I sat beside a young man in church yesterday.
His Mother, beautiful as ever, sat beside him.
I saw her.
I saw this and scanned the rest of the congregation.
Church can be a beautiful place.
perhaps this is why this leads to salvation.

I watched this with a quiet heart and secretly weeping.
I am simply a child, lost, not unlike the Prodigal one, but I am not as pure or as wholesome.
I saw the child and the Mother beside him.
And She, like Mary, like the Mother of All, pure and sweet; she is beautiful yet, humanized by a world around her.

I know there are reasons why we are who we are.
I know there are reasons why we go or why we stay.
I know that I have been blind.
I know that as man thinketh, so shall he be.

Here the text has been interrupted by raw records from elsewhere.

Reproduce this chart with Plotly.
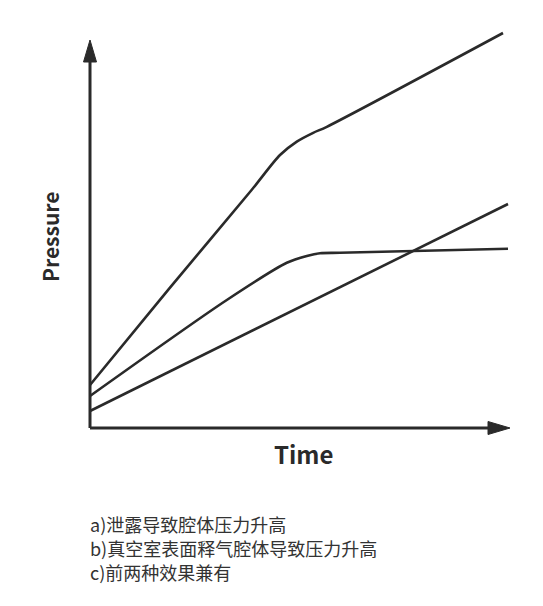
import plotly.graph_objects as go

# --- data (time, pressure in arbitrary units) ---
leak_t = [0.0, 10.45]
leak_p = [0.425, 5.6]

outgas_t = [0.0, 3.42, 4.92, 5.42, 5.75, 6.25, 10.45]
outgas_p = [0.8, 3.2, 4.13, 4.3, 4.37, 4.38, 4.48]

both_t = [0.0, 2.0, 4.04, 4.75, 5.17, 5.58, 5.92, 10.325]
both_p = [1.075, 3.51, 5.95, 6.825, 7.16, 7.38, 7.53, 9.875]

notes = ['a)泄露导致腔体压力升高',
         'b)真空室表面释气腔体导致压力升高',
         'c)前两种效果兼有']

#* --- drawing settings ------
ink = '#2a2a2a'
t_end = 10.5        # end of time axis (arrow tip)
p_end = 9.7         # end of pressure axis (arrow tip)
head_len = 0.55
head_half = 0.1625
font_cjk = 'Noto Sans CJK SC'
#* ---------------------------

fig = go.Figure()

# the three pressure curves
for tt, pp in [(leak_t, leak_p), (outgas_t, outgas_p), (both_t, both_p)]:
    fig.add_trace(go.Scatter(x=tt, y=pp, mode='lines',
                             line=dict(color=ink, width=2.6, shape='spline', smoothing=0.8),
                             hoverinfo='skip', showlegend=False))

# axes drawn by hand with arrow heads
fig.add_trace(go.Scatter(x=[0, t_end - 0.2], y=[0, 0], mode='lines',
                         line=dict(color=ink, width=3), showlegend=False, hoverinfo='skip'))
fig.add_trace(go.Scatter(x=[0, 0], y=[0, p_end - 0.2], mode='lines',
                         line=dict(color=ink, width=3), showlegend=False, hoverinfo='skip'))
fig.add_trace(go.Scatter(x=[t_end, t_end - head_len, t_end - head_len, t_end],
                         y=[0, head_half, -head_half, 0],
                         mode='lines', fill='toself', fillcolor=ink,
                         line=dict(color=ink, width=1), showlegend=False, hoverinfo='skip'))
fig.add_trace(go.Scatter(x=[0, head_half, -head_half, 0],
                         y=[p_end, p_end - head_len, p_end - head_len, p_end],
                         mode='lines', fill='toself', fillcolor=ink,
                         line=dict(color=ink, width=1), showlegend=False, hoverinfo='skip'))

# axis titles
fig.add_annotation(x=-1.0, y=4.775, text='<b>Pressure</b>', textangle=-90, showarrow=False,
                   font=dict(family=font_cjk, size=21, color=ink))
fig.add_annotation(x=5.325, y=-0.625, text='<b>Time</b>', showarrow=False,
                   font=dict(family=font_cjk, size=24, color=ink))

# notes below the chart
for i, txt in enumerate(notes):
    fig.add_annotation(x=-0.05, y=-2.4 - 0.6 * i, text=txt, showarrow=False,
                       xanchor='left', yanchor='middle',
                       font=dict(family=font_cjk, size=18, color='#333333'))

# page has an 8px body margin, ranges are shifted to compensate
fig.update_layout(width=543, height=606,
                  margin=dict(l=0, r=0, t=0, b=0),
                  paper_bgcolor='white', plot_bgcolor='white',
                  xaxis=dict(range=[-2.05, 11.525], visible=False, fixedrange=True),
                  yaxis=dict(range=[-4.65, 10.5], visible=False, fixedrange=True),
                  showlegend=False)

fig.write_html('out.html')
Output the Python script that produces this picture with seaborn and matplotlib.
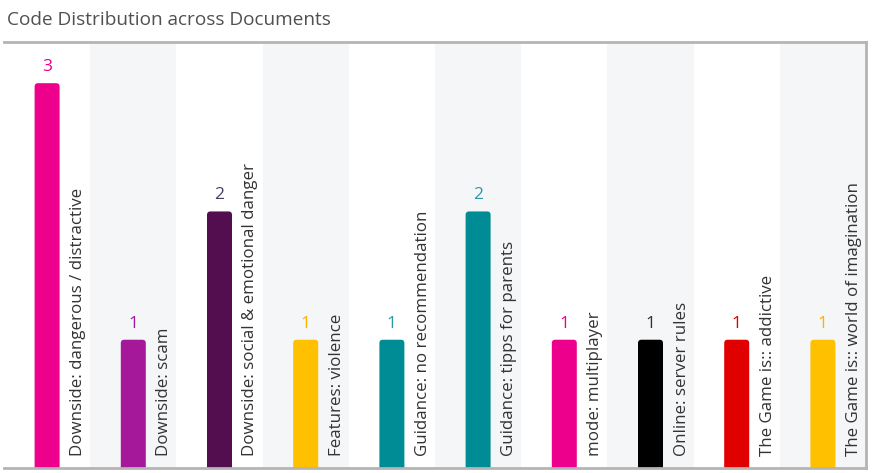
import numpy as np
import pandas as pd
import matplotlib.pyplot as plt
import seaborn as sns
from matplotlib.patches import FancyBboxPatch

codes = ['Downside: dangerous / distractive', 'Downside: scam',
         'Downside: social & emotional danger', 'Features: violence',
         'Guidance: no recommendation', 'Guidance: tipps for parents',
         'mode: multiplayer', 'Online: server rules',
         'The Game is:: addictive', 'The Game is:: world of imagination']
counts = [3, 1, 2, 1, 1, 2, 1, 1, 1, 1]
bar_colors = ['#ec008c', '#a5189a', '#520e4f', '#ffc000', '#008c95',
              '#008c95', '#ec008c', '#000000', '#e00000', '#ffc000']
label_colors = ['#ec008c', '#a5189a', '#4a3a6a', '#ffb000', '#2a9aa8',
                '#2a9aa8', '#ec008c', '#333333', '#e00000', '#ffb000']

df = pd.DataFrame({'code': codes, 'count': counts})

sns.set_style('white')
plt.rcParams['font.family'] = ['Open Sans', 'DejaVu Sans']

fig = plt.figure(figsize=(8.88, 4.73), dpi=100)
ax = fig.add_axes([4 / 888, 5 / 473, 862 / 888, 426 / 473])

sns.barplot(data=df, x='code', y='count', hue='code', palette=bar_colors,
            legend=False, width=0.29, ax=ax, saturation=1)
bars = list(ax.patches)

ax.set_xlim(-0.5, len(codes) - 0.5)
ax.set_ylim(0, max(counts) * 1.107)

# alternating background bands
for i in range(1, len(codes), 2):
    ax.axvspan(i - 0.5, i + 0.5, color='#f5f6f8', zorder=0, lw=0)

# swap square bars for bars with rounded tops
fig.canvas.draw()
px_x = ax.transData.transform([(1, 0)])[0][0] - ax.transData.transform([(0, 0)])[0][0]
px_y = ax.transData.transform([(0, 1)])[0][1] - ax.transData.transform([(0, 0)])[0][1]
for p in bars:
    x0, w, h = p.get_x(), p.get_width(), p.get_height()
    fc = p.get_facecolor()
    p.set_visible(False)
    ax.add_patch(FancyBboxPatch((x0, -0.2), w, h + 0.2,
                                boxstyle='round,pad=0,rounding_size=0.04',
                                mutation_aspect=px_x / px_y,
                                fc=fc, ec='none', zorder=2, clip_on=True))

for i, (c, v) in enumerate(zip(codes, counts)):
    ax.annotate(str(v), xy=(i, v), xytext=(0, 12), textcoords='offset pixels',
                ha='center', va='baseline', fontsize=12.5, color=label_colors[i])
    ax.annotate(c, xy=(i, 0), xytext=(23, 12), textcoords='offset pixels',
                rotation=90, ha='left', va='bottom', fontsize=12.2,
                color='#333333')

ax.set_xticks([])
ax.set_yticks([])
ax.set_xlabel('')
ax.set_ylabel('')
for s in ['top', 'right', 'bottom']:
    ax.spines[s].set_color('#b4b4b4')
    ax.spines[s].set_linewidth(2)
ax.spines['left'].set_visible(False)

fig.text(7 / 888, 1 - 20 / 473, 'Code Distribution across Documents',
         ha='left', va='center', fontsize=13.7, color='#505050')

plt.savefig('out.png', dpi=100)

Holy Mary, Mother of God, pray for us sinners, now and at the hour of our death.
Amen.
I still remember that day at that old Church in Callicoon, New York back in the winter 1990—

And here I am
March 2026.

To the teachers, the healthcare professionals, the arresting officers, and to people, good, bad or indifferent who predicted my failure and death—

I think you should have bet heavy on the over.